One advantage Fink said he had over Boonstra was his comparative youth. Boonstra is 67 and Fink is 39. Boonstra could not run for reelection past the age of 70, according to state law, while Fink could hold the seat for more than eight years.

“My argument took a little longer to make than an argument that was based simply on electing somebody who’s already been a judge and has a particular endorsement,” Fink said. “My argument was about the structure of our court system, the structure of our election system, and what it will take to return a majority to the Michigan Supreme Court for citizens who wish for the rule of law to prevail.”

The Michigan GOP did not release the official list of about 2,000 delegates until nine days before the Aug. 24 convention. Until then, Fink and his team crisscrossed the state speaking with Republican Party members and explaining why, if selected as delegates, they should vote for Fink over his Trump-endorsed opponent.

“I think it’s fair to say it was harder work for us,” Fink said.

Heading into Saturday’s convention, Gongwer News Service, a state politics outlet, called the contest a “coin flip.” Fink said he spent almost every moment of the day talking to delegates on the convention floor in the Dort Financial Center in Flint.

“We had an awesome group of volunteers helping us get the message across to the delegates yesterday,” Fink said. “It’s an intensely personal campaign. You can see and hear and feel everything because it’s only a couple thousand people in the room. So in that sense, it was very different from all other kinds of campaigning I have done.”

The race was “highly contested,” said Hillsdale County Republican Party Chairman Brent Leininger, who attended the convention as a delegate from Hillsdale. Fink won by about three percentage points.

“A convention at times can be a very long and drawn out ordeal, dealing with the rules and nuances of the party,” Leininger said. “But it was great to see Rep. Fink win the nomination.”

Many delegates considered age when casting their vote, Leininger said.

“Some thought Andrew’s youth is an issue because he can run for multiple years on the court,” Leininger said. “There are those who thought his youth would be an issue because he doesn’t have the experience as a judge.”

Although Fink is the Republican nominee, the race to fill a state Supreme Court seat is nonpartisan, so Fink will not have “Republican” next to his name on the ballot. Leininger said the party will focus on getting the word out that Fink is the GOP’s candidate.
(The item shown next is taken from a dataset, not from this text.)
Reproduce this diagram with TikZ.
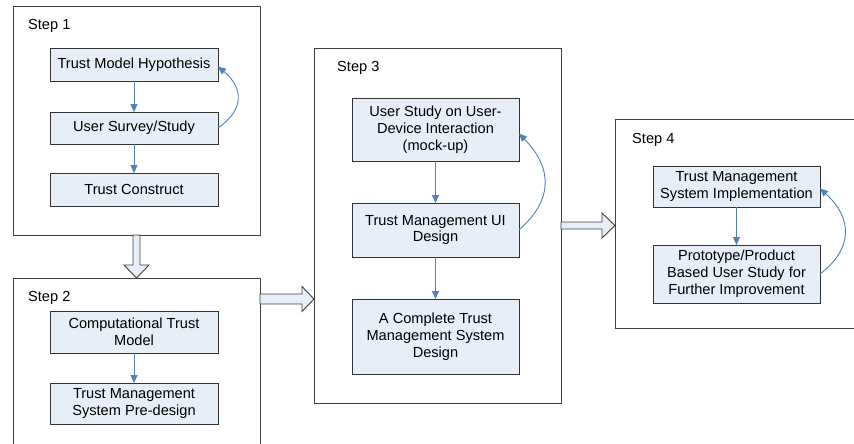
\documentclass[tikz,border=0pt]{standalone}
\usepackage{fontspec}
\setmainfont{Liberation Sans}
\usetikzlibrary{arrows.meta,calc}
\definecolor{boxfill}{RGB}{232,238,247}
\definecolor{arrowblue}{RGB}{79,129,189}
\definecolor{framegray}{RGB}{64,64,64}
\begin{document}
\begin{tikzpicture}[x=1pt,y=-1pt,
 frame/.style={draw=framegray, line width=0.9pt, fill=white, inner sep=0, outer sep=0},
 stepbox/.style={draw=black!80, line width=0.8pt, fill=boxfill, align=center, font=\fontsize{14.6}{16.8}\selectfont, inner sep=2pt, outer sep=0},
 steplabel/.style={font=\fontsize{14.6}{16.8}\selectfont, anchor=west, inner sep=0},
 flow/.style={draw=arrowblue, line width=0.9pt, -{Triangle[length=8pt,width=7pt]}},
 block/.style={draw=framegray, line width=0.9pt, fill=boxfill, line join=miter}]
\useasboundingbox (0,0) rectangle (854,444);
\clip (0,0) rectangle (854,444);
% frames
\node[frame, minimum width=247, minimum height=229] (s1) at (136.5,120.5) {};
\node[frame, minimum width=247, minimum height=190] (s2) at (136.5,373) {};
\node[frame, minimum width=247, minimum height=355] (s3) at (437.5,225.5) {};
\node[frame, minimum width=260, minimum height=209] (s4) at (745,223.5) {};
% labels
\node[steplabel] (l1) at (28,26) {Step 1};
\node[steplabel] (l2) at (28,298) {Step 2};
\node[steplabel] (l3) at (337,68) {Step 3};
\node[steplabel] (l4) at (632,140) {Step 4};
% block arrows
\draw[block] ($(s1.south)+(-3.5,0)$) -- ($(s2.north)+(-3.5,-13)$) -- ($(s2.north)+(-12.5,-13)$) -- (s2.north) -- ($(s2.north)+(12.5,-13)$) -- ($(s2.north)+(3.5,-13)$) -- ($(s1.south)+(3.5,0)$) -- cycle;
\coordinate (t2) at ($(s2.north east)+(0,21)$);
\coordinate (h2) at (s3.west |- t2);
\draw[block] ($(t2)+(0,-5)$) -- ($(h2)+(-12,-5)$) -- ($(h2)+(-12,-12.5)$) -- (h2) -- ($(h2)+(-12,12.5)$) -- ($(h2)+(-12,5)$) -- ($(t2)+(0,5)$) -- cycle;
\coordinate (h3) at (s4.west |- s3.east);
\draw[block] ($(s3.east)+(0,-3.5)$) -- ($(h3)+(-13,-3.5)$) -- ($(h3)+(-13,-12.5)$) -- (h3) -- ($(h3)+(-13,12.5)$) -- ($(h3)+(-13,3.5)$) -- ($(s3.east)+(0,3.5)$) -- cycle;
% step 1
\node[stepbox, minimum width=168, minimum height=33] (h1) at (134,64.5) {Trust Model Hypothesis};
\node[stepbox, minimum width=168, minimum height=32] (u1) at (134,128) {User Survey/Study};
\node[stepbox, minimum width=168, minimum height=33] (c1) at (134,189.5) {Trust Construct};
% step 2
\node[stepbox, minimum width=168, minimum height=42] (ct) at (134,332) {Computational Trust\\Model};
\node[stepbox, minimum width=168, minimum height=41] (pd) at (134,403.5) {Trust Management\\System Pre-design};
% step 3
\node[stepbox, minimum width=167, minimum height=63] (us) at (435.5,129.5) {User Study on User-\\Device Interaction\\(mock-up)};
\node[stepbox, minimum width=167, minimum height=54] (ui) at (435.5,230) {Trust Management UI\\Design};
\node[stepbox, minimum width=167, minimum height=75] (cd) at (435.5,336.5) {A Complete Trust\\Management System\\Design};
% step 4
\node[stepbox, minimum width=167, minimum height=41] (im) at (736.5,186.5) {Trust Management\\System Implementation};
\node[stepbox, minimum width=167, minimum height=58] (pp) at (736.5,274) {Prototype/Product\\Based User Study for\\Further Improvement};
% flows
\draw[flow] (h1) -- (u1);
\draw[flow] (u1) -- (c1);
\draw[flow] (ct) -- (pd);
\draw[flow] (us) -- (ui);
\draw[flow] (ui) -- (cd);
\draw[flow] (im) -- (pp);
% feedback
\draw[flow] (u1.east) .. controls +(26,-18) and +(26,22) .. ($(h1.east)+(0,2)$);
\draw[flow] (ui.east) .. controls +(34,-30) and +(34,35) .. ($(us.east)+(0,4)$);
\draw[flow] (pp.east) .. controls +(33,-25) and +(33,30) .. ($(im.east)+(0,2)$);
\end{tikzpicture}
\end{document}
State Senator Joe Bellino, a Republican whose district includes Hillsdale, said Fink, “when elected,” will be a great justice on the high court.

“His knowledge of our constitution and the law has rarely been seen in the legislature and quickly pointed out to us that he will be a great leader someday,” Bellino told The Collegian in a statement. “I will be proud to say, ‘I knew him when.’”

Thomas, Fink’s opponent, is a professor at the University of Michigan Law School and was appointed by Whitmer to the Michigan Task Force on Juvenile Justice Reform in 2021. Before joining the faculty, she was a trial attorney in Philadelphia and currently directs the Juvenile Justice Clinic at Michigan Law.

Fink graduated from Hillsdale in 2006 with a politics degree and served in the Marines after college as a military lawyer in the Judge Advocate General Program. After moving back to Hillsdale in 2017, he was elected as a state representative in 2020 and is currently serving his second term in Lansing.

Fink said his general election campaign will focus on affording “every citizen an equal shot at justice under law.”

“Your case should be decided based on what the law says, not based on who you are or who your friends are,” Fink said. “That’s the message that people should be hearing from us, and I expect it’s going to be successful.”

An earlier version of this article stated that no Michigan Supreme Court justice has lost reelection. An incumbent justice lost reelection in 2018.